S'il reste sur une tonalité très linéaire, l'album se laisse donc écouter d'une traite sans mal, offrant quelques moments forts donc et relativement peu de moments faibles. Le seul titre un peu en dessous serait au final l'unique piste sortant du concept global, le bien nommé "The Death Angel & the Grave Digger" qui aura certainement une importance historique pour le groupe, pour une chanson se rappochant des "Heavy Metal Breakdown" d'antan avec la production actuelle (et sans faille, comme tout au long du disque). Rajoutons à cela la simpliste et très Judas Priest "Warriors Revenge" qui nous offre un heavy des familles associé aux mélodies d'un refrain proche de l'époque The Last Supper ou Rheingold et peut-être ce "Walls of Sorrow" trop cliché bien que très Troyen dans ses paroles bien menées, réhaussé fort heureusement par une mélodie bien sombre après ses couplets d'acier.

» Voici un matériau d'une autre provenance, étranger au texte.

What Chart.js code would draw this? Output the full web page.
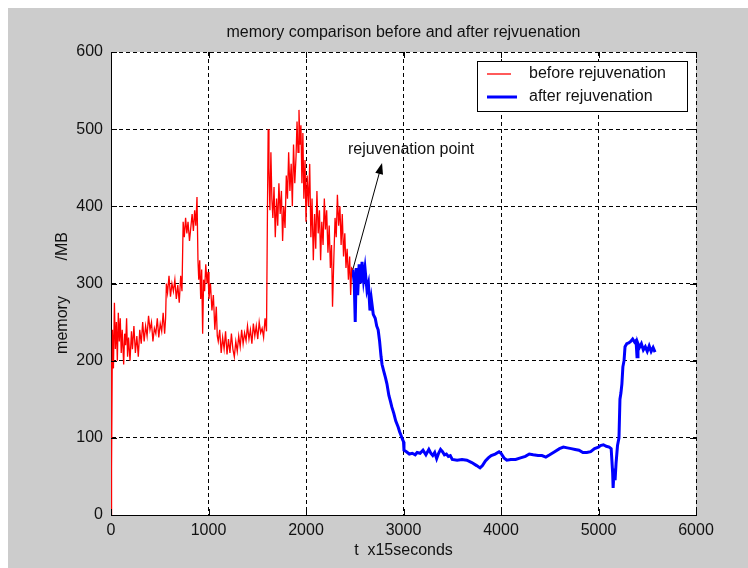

Loin de dire que ces titres sont décevants, ils ne sont pour autant pas totalement à la hauteur des sus-nommés.
Pour conclure cet album de façon plus atypique, le combo allemand décide d'inclure le single "sing along" "Home at Last" en grand final (video clip ci-dessous), un hymne bien trempé dont nous avions causé lors de la sortie de l'EP et qui ne bouge ici pas d'un poil si ce n'est une introduction quelque peu raccourcie. Du grand art, qui permet de garder un goût très agréable en bouche et nous donner l'envie de relancer une galette solide et sereine pour nos oreilles de metalleux.
Alors oui ce ne sera probablement pas l'album de l'année, mais en aucun cas il ne s'agit d'une baisse de régime. Si le groupe décide de faire dans le classicisme le plus total, il en gagne certainement en profondeur et reste ainsi bluffant d'énergie à l'image de son grisonnant frontman Chris Boltendahl plus en forme que jamais. Car après tout, Grave Digger nous propose des tubes à la pelle, et c'est bien ce que l'on demande surtout dans le heavy moderne. Ainsi, même si rien ne révolutionnera le genre, on se gardera bien d'embêter la mort en personne, sous peine de reposer six pieds sous terre.